Hi,
> This sounds backwards to me. I think we should regard
Samba/Winbind as
> the gold standard in this area and if anything related gets added to
> SSSD it should follow Winbind conventions.
This sounds exactly right. SSSD supports multiple domains and needs to
deal with UID ranges much more rigorously than samba.
yes, that's why the patch proposal uses the same logic as pure
Winbind/idmap_rid where mappings are controlled by smb.conf on per
domain basis - in this case mappings are controlled by sssd.conf on per
domain basis. Meaning that Winbind and SSSD would produce the same uid
mappings for the users of a domain if so configured. It would also seem
that the upcoming SSSD/Winbind backend uses the same approach so if
someone sees issues with this patch proposal those concerns would be
then valid with the SSSD/Winbind backend, too.
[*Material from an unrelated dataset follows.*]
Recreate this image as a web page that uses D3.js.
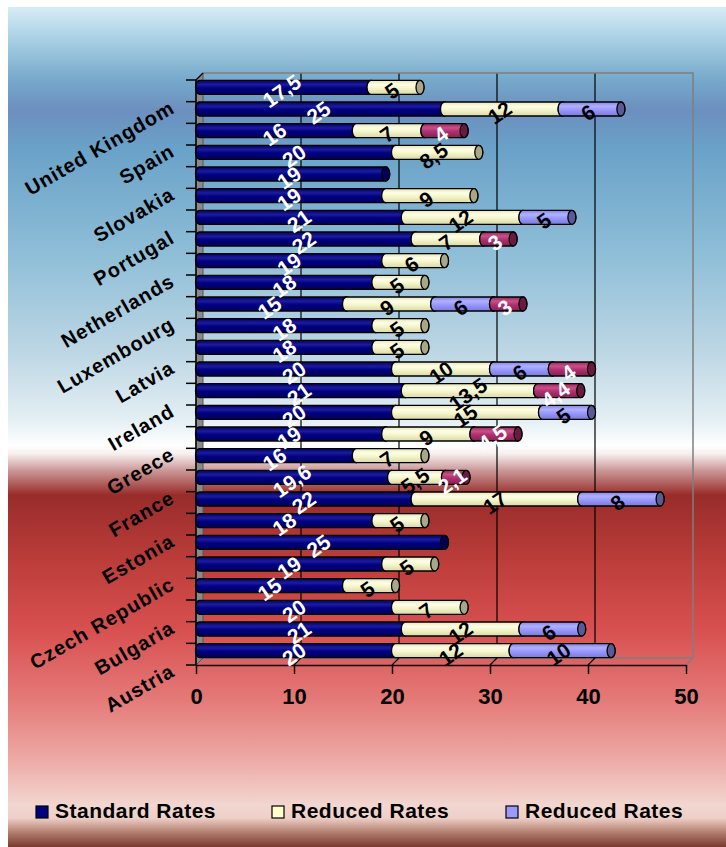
<!DOCTYPE html>
<html>
<head>
<meta charset="utf-8">
<script src="https://cdn.jsdelivr.net/npm/d3@7"></script>
<style>
  body { margin: 0; background: #fff; }
  svg text { font-family: "Liberation Sans", Arial, sans-serif; font-weight: bold; }
</style>
</head>
<body>
<script>
// VAT rates by member state (bottom to top)
const categories = ["Austria", "Belgium", "Bulgaria", "Cyprus", "Czech Republic", "Denmark", "Estonia",
  "Finland", "France", "Germany", "Greece", "Hungary", "Ireland", "Italy", "Latvia", "Lithuania",
  "Luxembourg", "Malta", "Netherlands", "Poland", "Portugal", "Romania", "Slovakia", "Slovenia",
  "Spain", "Sweden", "United Kingdom"];
const standardRates = [20, 21, 20, 15, 19, 25, 18, 22, 19.6, 16, 19, 20, 21, 20, 18, 18, 15, 18, 19, 22, 21, 19, 19, 20, 16, 25, 17.5];
const reducedRates  = [12, 12, 7, 5, 5, 0, 5, 17, 5.5, 7, 9, 15, 13.5, 10, 5, 5, 9, 5, 6, 7, 12, 9, 0, 8.5, 7, 12, 5];
const reducedRates2 = [10, 6, 0, 0, 0, 0, 0, 8, 0, 0, 0, 5, 0, 6, 0, 0, 6, 0, 0, 0, 5, 0, 0, 0, 0, 6, 0];
const reducedRates3 = [0, 0, 0, 0, 0, 0, 0, 0, 2.1, 0, 4.5, 0, 4.4, 4, 0, 0, 3, 0, 0, 3, 0, 0, 0, 0, 4, 0, 0];
const xTicks = [0, 10, 20, 30, 40, 50];
const legendLabels = ["Standard Rates", "Reduced Rates", "Reduced Rates"];

const W = 726, H = 847;
const keys = ["standard", "reduced", "reduced2", "reduced3"];
const fills = {
  standard: { stops: ["#000066", "#1c1c9c", "#000080", "#00005c"], cap: "#000058", label: "#fff", swatch: "#000080" },
  reduced:  { stops: ["#e4e4b6", "#fefee8", "#f6f6cc", "#d8d8a8"], cap: "#a8a888", label: "#000", swatch: "#ffffcc" },
  reduced2: { stops: ["#8484e8", "#b0b0ff", "#9999ff", "#7a7ad8"], cap: "#5a5a98", label: "#000", swatch: "#9999ff" },
  reduced3: { stops: ["#962a5c", "#c85088", "#b03070", "#862050"], cap: "#6a1a40", label: "#fff", swatch: "#b03070" }
};

const rows = categories.map((c, i) => ({
  cat: c,
  standard: standardRates[i],
  reduced: reducedRates[i],
  reduced2: reducedRates2[i],
  reduced3: reducedRates3[i]
}));
const series = d3.stack().keys(keys)(rows);

const svg = d3.select("body").append("svg").attr("width", W).attr("height", H);
const defs = svg.append("defs");

// background panel gradient
const bg = defs.append("linearGradient").attr("id", "bg")
  .attr("gradientUnits", "userSpaceOnUse").attr("x1", 0).attr("y1", 7).attr("x2", 0).attr("y2", H);
[[7, "#d8ecf6"], [40, "#a8cfe4"], [80, "#76a9cb"], [110, "#6c8fbf"], [150, "#6aa2c8"], [250, "#8dbdd7"],
 [350, "#bcd6e4"], [420, "#e4eff4"], [446, "#ffffff"], [454, "#f6eeee"], [470, "#cc9a9a"], [495, "#982c2a"],
 [560, "#bb3d3a"], [630, "#d85050"], [700, "#e47a78"], [760, "#eeaaa6"], [805, "#f2d6d0"], [818, "#efd0c8"],
 [832, "#b48070"], [847, "#783a2e"]]
  .forEach(([yy, c]) => bg.append("stop").attr("offset", (yy - 7) / (H - 7)).attr("stop-color", c));

keys.forEach(k => {
  const g = defs.append("linearGradient").attr("id", "g-" + k).attr("x1", 0).attr("y1", 0).attr("x2", 0).attr("y2", 1);
  [0, 0.3, 0.55, 1].forEach((o, j) => g.append("stop").attr("offset", o).attr("stop-color", fills[k].stops[j]));
});

svg.append("rect").attr("x", 8).attr("y", 7).attr("width", W - 8).attr("height", H - 7).attr("fill", "url(#bg)");

const x = d3.scaleLinear().domain([0, 50]).range([196, 686]);
const y = d3.scaleBand().domain(categories.slice().reverse()).range([80, 665]).padding(0);
const dx = 7, dy = -7;
const plotTop = 80, plotBottom = 665;

// back wall with gridlines
svg.append("g").selectAll("line").data(xTicks.slice(1, -1)).join("line")
  .attr("x1", d => x(d) + dx).attr("x2", d => x(d) + dx)
  .attr("y1", plotTop + dy).attr("y2", plotBottom + dy)
  .attr("stroke", "#000").attr("stroke-width", 1.2);
svg.append("path")
  .attr("d", `M${x(0) + dx},${plotTop + dy} L${x(50) + dx},${plotTop + dy} L${x(50) + dx},${plotBottom + dy} L${x(0) + dx},${plotBottom + dy}`)
  .attr("fill", "none").attr("stroke", "#7f7f7f").attr("stroke-width", 1.5);

// floor
svg.append("path")
  .attr("d", `M${x(50)},${plotBottom} L${x(50) + dx},${plotBottom + dy}`)
  .attr("stroke", "#7f7f7f").attr("stroke-width", 1.5).attr("fill", "none");
svg.append("g").selectAll("line").data(xTicks.slice(1, -1)).join("line")
  .attr("x1", d => x(d)).attr("x2", d => x(d) + dx)
  .attr("y1", plotBottom).attr("y2", plotBottom + dy)
  .attr("stroke", "#000").attr("stroke-width", 1.2);

// left side wall
svg.append("path")
  .attr("d", `M${x(0)},${plotTop} L${x(0) + dx},${plotTop + dy} L${x(0) + dx},${plotBottom + dy} L${x(0)},${plotBottom} Z`)
  .attr("fill", "#8a8a8a").attr("stroke", "#555").attr("stroke-width", 1);

// cylinder segments
const barH = 14, rx = 4, ry = barH / 2;
const off = 3.5;
const cyOf = d => y(d) + y.bandwidth() / 2 - off;

function bodyPath(x0, x1, cy) {
  const t = cy - ry, b = cy + ry;
  return `M${x0},${t} L${x1},${t} A${rx},${ry} 0 0 1 ${x1},${b} L${x0},${b} A${rx},${ry} 0 0 1 ${x0},${t} Z`;
}

const segs = [];
series.forEach(s => {
  s.forEach((d, i) => {
    if (d[1] - d[0] > 0) segs.push({ key: s.key, cat: categories[i], v0: d[0], v1: d[1], value: d[1] - d[0] });
  });
});

const barG = svg.append("g");
const segG = barG.selectAll("g").data(segs).join("g");
segG.append("path")
  .attr("d", d => bodyPath(x(d.v0) + off, x(d.v1) + off, cyOf(d.cat)))
  .attr("fill", d => `url(#g-${d.key})`)
  .attr("stroke", "#000").attr("stroke-width", 1.3);
segG.append("ellipse")
  .attr("cx", d => x(d.v1) + off).attr("cy", d => cyOf(d.cat))
  .attr("rx", rx).attr("ry", ry)
  .attr("fill", d => fills[d.key].cap)
  .attr("stroke", "#000").attr("stroke-width", 1.3);

// y axis
svg.append("line").attr("x1", x(0)).attr("x2", x(0)).attr("y1", plotTop).attr("y2", plotBottom)
  .attr("stroke", "#000").attr("stroke-width", 1.5);
svg.append("line").attr("x1", x(0)).attr("x2", x(0) + dx).attr("y1", plotTop).attr("y2", plotTop + dy)
  .attr("stroke", "#000").attr("stroke-width", 1.2);
const bounds = categories.map(c => y(c)).concat([plotBottom]);
svg.append("g").selectAll("line").data(bounds).join("line")
  .attr("x1", x(0) - 10).attr("x2", x(0))
  .attr("y1", d => d).attr("y2", d => d)
  .attr("stroke", "#000").attr("stroke-width", 1.5);

// x axis
const xAxis = svg.append("g").attr("transform", `translate(0,${plotBottom})`)
  .call(d3.axisBottom(x).tickValues(xTicks).tickSize(9).tickPadding(14).tickSizeOuter(0));
xAxis.select(".domain").attr("stroke", "#000").attr("stroke-width", 1.5);
xAxis.selectAll(".tick line").attr("stroke", "#000").attr("stroke-width", 1.5);
xAxis.selectAll(".tick text").attr("font-size", 22).attr("fill", "#000")
  .attr("font-family", "'Liberation Sans', Arial, sans-serif").attr("font-weight", "bold");

// data labels
const fmt = v => String(+v.toFixed(1)).replace(".", ",");
svg.append("g").selectAll("text").data(segs).join("text")
  .attr("transform", d => `translate(${x((d.v0 + d.v1) / 2)},${y(d.cat) + y.bandwidth() / 2}) rotate(-35)`)
  .attr("text-anchor", "middle").attr("dominant-baseline", "central")
  .attr("font-size", 21).attr("fill", d => fills[d.key].label)
  .text(d => fmt(d.value));

// category labels, every other one
svg.append("g").selectAll("text").data(categories.filter((c, i) => i % 2 === 0)).join("text")
  .attr("transform", d => `translate(176,${y(d) + y.bandwidth() / 2 + 21}) rotate(-30)`)
  .attr("text-anchor", "end").attr("font-size", 20).attr("letter-spacing", 1).attr("fill", "#000")
  .text(d => d);

// legend
const legX = [36, 272, 506];
const lg = svg.append("g").selectAll("g").data(legendLabels).join("g")
  .attr("transform", (d, i) => `translate(${legX[i]},806)`);
lg.append("rect").attr("width", 12).attr("height", 12)
  .attr("fill", (d, i) => fills[keys[i]].swatch).attr("stroke", "#000").attr("stroke-width", 1.2);
lg.append("text").attr("x", 19).attr("y", 12).attr("font-size", 21).attr("letter-spacing", 0.5)
  .attr("fill", "#000").text(d => d);
</script>
</body>
</html>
However, with this approach one doesn't need to run the additional
winbind daemon thus removing the need to join the machine to the AD
domain (which is a must with Winbind). As we all know AD administrators
rarely rejoice when one suggests any changes to their precious domain,
like joining a large number of Linux systems or adding the IdM for UNIX
service role and populating all the users with proper data.
we will loose SSSD functionality.
In this case we are talking about adding one small optional feature
which administrators can choose to use for additional domains if it
happens to fit their needs. If the feature is not used then nothing
changes. But it might well be a notable portion of administrators
interested in this given there'd be no need for the AD side Linux
machine accounts or the IdM for UNIX role in AD.
From the development perspective this also seems like a tempting
approach: me who haven't worked with SSSD code at all came up with this
patch in an hour or so meaning that while it of course needs some
polishing it is well contained and using production hardened code paths,
no intrusive changes or notable amount of new code needed.